Un repaso al contexto mundial contemporáneo deja claramente expresado este planteamiento y los desafíos que contiene. Si se toma como ejemplo clave el avance del panorama científico, se tiene que el mundo va por un lado y las neurociencias van por el otro, la Luna y Marte se encuentran en una carrera por su repartición sin haber sido exploradas en su totalidad, ya existe una fuerza espacial constituida por el Pentágono y USA, se inventó un chip de implante para la conexión humana con una PC, se ha creado una nueva modalidad de turismo (esta vez en el espacio) y se están clonando órganos con impresoras de tres dimensiones; y todo esto como parte de la gran industria que supone el capital privado.

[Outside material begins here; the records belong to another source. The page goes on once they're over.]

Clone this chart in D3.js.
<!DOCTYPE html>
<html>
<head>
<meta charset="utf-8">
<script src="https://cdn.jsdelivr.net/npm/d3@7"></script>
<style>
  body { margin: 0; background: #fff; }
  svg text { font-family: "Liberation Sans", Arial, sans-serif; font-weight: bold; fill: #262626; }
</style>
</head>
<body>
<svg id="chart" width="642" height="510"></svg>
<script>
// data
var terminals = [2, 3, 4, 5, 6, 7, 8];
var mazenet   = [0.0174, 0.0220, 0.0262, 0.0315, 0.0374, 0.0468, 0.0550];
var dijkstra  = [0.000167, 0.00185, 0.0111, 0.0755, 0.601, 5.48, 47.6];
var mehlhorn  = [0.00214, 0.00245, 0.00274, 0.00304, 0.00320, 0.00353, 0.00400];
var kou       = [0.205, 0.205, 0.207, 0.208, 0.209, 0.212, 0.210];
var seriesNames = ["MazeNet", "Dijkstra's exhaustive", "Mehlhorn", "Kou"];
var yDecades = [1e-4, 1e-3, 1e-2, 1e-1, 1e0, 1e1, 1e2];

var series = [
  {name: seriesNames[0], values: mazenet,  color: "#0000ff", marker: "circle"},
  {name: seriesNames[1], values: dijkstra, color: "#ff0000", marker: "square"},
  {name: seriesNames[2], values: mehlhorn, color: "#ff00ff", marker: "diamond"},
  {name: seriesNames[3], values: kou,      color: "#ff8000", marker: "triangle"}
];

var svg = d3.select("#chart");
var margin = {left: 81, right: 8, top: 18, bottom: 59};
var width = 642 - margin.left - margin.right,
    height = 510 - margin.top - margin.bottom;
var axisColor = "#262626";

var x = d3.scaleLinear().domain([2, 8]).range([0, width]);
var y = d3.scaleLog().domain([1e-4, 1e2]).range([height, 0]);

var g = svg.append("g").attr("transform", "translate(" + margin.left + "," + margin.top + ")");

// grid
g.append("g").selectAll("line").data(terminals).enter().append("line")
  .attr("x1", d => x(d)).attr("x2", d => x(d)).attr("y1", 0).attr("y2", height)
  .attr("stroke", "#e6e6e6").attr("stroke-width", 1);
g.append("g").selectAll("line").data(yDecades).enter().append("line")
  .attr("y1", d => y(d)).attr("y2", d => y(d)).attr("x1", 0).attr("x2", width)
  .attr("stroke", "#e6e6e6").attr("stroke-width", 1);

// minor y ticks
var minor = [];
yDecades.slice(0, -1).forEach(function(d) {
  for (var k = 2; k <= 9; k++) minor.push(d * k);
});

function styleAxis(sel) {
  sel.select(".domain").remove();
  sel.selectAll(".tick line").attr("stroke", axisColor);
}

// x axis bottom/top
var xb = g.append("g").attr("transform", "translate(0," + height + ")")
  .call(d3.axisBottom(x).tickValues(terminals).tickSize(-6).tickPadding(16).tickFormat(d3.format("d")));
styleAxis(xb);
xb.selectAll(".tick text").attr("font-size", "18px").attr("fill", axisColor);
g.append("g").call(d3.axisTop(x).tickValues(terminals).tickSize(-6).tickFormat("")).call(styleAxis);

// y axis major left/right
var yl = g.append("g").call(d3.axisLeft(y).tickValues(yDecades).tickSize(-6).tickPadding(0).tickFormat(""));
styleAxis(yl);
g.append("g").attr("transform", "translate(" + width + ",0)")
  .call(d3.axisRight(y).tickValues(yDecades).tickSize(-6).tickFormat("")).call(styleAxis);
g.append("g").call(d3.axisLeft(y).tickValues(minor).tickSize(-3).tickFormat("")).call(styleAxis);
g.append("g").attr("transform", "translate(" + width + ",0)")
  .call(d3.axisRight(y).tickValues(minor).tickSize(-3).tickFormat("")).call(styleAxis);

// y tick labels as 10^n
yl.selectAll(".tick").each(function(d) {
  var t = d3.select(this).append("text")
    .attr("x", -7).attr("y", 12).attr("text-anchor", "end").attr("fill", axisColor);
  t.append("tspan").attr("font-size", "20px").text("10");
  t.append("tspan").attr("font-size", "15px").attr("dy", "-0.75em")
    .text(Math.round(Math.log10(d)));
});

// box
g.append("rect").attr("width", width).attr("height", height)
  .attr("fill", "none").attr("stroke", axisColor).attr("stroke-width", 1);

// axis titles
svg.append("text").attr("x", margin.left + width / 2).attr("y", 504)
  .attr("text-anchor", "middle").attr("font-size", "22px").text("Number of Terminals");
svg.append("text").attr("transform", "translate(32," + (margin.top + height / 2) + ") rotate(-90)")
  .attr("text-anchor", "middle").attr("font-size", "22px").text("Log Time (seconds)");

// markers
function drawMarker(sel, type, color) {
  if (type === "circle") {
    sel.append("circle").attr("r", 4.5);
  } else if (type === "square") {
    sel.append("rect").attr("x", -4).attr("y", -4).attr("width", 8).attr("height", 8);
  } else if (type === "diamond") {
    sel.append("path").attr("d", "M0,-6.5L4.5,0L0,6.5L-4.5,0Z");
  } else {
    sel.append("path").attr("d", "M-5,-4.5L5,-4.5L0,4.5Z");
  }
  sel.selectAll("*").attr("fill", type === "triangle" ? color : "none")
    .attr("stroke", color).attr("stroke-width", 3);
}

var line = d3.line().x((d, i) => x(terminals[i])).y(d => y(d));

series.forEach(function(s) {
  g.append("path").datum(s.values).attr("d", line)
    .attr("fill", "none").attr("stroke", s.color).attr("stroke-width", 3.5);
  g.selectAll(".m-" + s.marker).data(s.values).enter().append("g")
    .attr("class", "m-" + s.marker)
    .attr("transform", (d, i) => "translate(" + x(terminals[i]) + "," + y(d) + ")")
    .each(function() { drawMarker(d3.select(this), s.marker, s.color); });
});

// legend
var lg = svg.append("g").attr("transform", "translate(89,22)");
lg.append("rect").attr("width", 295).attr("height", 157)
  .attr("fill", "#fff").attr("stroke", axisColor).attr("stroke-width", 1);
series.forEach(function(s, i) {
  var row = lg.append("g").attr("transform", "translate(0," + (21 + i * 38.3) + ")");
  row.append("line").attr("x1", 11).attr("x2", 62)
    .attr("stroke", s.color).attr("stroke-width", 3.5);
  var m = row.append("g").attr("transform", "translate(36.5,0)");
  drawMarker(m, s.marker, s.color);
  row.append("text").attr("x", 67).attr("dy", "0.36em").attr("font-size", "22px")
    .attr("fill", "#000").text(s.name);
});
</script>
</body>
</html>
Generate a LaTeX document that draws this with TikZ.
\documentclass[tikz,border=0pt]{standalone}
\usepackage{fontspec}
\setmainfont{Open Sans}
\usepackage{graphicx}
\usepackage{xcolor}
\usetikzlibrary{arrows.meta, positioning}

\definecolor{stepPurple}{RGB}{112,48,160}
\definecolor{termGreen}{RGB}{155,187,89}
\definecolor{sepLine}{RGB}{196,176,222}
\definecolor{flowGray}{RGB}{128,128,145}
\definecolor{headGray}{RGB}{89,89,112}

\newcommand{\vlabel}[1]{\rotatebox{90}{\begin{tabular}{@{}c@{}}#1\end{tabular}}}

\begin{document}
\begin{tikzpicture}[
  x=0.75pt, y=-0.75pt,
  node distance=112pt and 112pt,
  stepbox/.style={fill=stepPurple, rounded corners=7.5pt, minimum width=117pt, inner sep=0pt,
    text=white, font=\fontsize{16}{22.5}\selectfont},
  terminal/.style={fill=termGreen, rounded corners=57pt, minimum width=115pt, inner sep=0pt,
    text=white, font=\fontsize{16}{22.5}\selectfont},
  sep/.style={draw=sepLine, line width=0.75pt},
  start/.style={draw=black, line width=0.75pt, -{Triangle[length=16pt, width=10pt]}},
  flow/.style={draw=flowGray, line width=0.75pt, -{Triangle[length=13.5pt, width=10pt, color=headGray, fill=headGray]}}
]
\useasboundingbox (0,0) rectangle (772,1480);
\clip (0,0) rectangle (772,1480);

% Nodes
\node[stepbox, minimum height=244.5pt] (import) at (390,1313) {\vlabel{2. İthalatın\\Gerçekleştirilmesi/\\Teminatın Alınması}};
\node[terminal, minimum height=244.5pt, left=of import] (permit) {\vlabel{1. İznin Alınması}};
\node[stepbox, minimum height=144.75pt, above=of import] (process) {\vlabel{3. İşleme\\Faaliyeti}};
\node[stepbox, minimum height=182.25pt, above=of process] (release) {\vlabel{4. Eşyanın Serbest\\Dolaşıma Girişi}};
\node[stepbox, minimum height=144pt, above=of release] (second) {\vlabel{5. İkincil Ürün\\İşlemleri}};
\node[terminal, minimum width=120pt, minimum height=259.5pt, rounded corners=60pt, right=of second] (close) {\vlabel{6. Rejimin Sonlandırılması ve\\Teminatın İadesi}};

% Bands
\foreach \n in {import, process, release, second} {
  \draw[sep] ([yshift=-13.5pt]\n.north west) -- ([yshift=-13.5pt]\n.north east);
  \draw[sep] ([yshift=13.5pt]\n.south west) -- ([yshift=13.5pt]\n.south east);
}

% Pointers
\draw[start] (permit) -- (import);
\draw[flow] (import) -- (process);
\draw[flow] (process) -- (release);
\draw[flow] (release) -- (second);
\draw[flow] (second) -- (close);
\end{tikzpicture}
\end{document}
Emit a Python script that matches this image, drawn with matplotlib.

Ni la más afable de las creaciones poéticas disipa el sabor agrio de lo hiperreal que Baudrillard describe: Modernidad: 1, Posmodernidad: 0 y Transmodernidad: work in progress. La recurrencia a una teoría encumbrada que no descienda al sentido común cercenará la esencia propia de una filosofía práctica. Si el sujeto contemporáneo insiste en la búsqueda del sentido de su existencia, es porque la misma es víctima del fuego cruzado de académicos y teóricos. Así, bajo la trampa de un cliché, la tarea de orden de la transmodernidad es pertrecharse de un lenguaje que no solo sea transgresor y espejo de los tiempos actuales, sino que nutriéndose de los hitos teóricos pueda explicar de forma simple, la realidad en la forma ontológica del ser digital.

Notas

[1] Garcia Aguilar, María del Carmen: Filosofía práctica: reflexiones desde la transmodernidad, Benemérita Universidad Autónoma de Puebla, México, pág10.

[2] Baudrillard, Jean: Cultura y simulacro, Editorial Kairós, Barcelona, 1978, pág.7.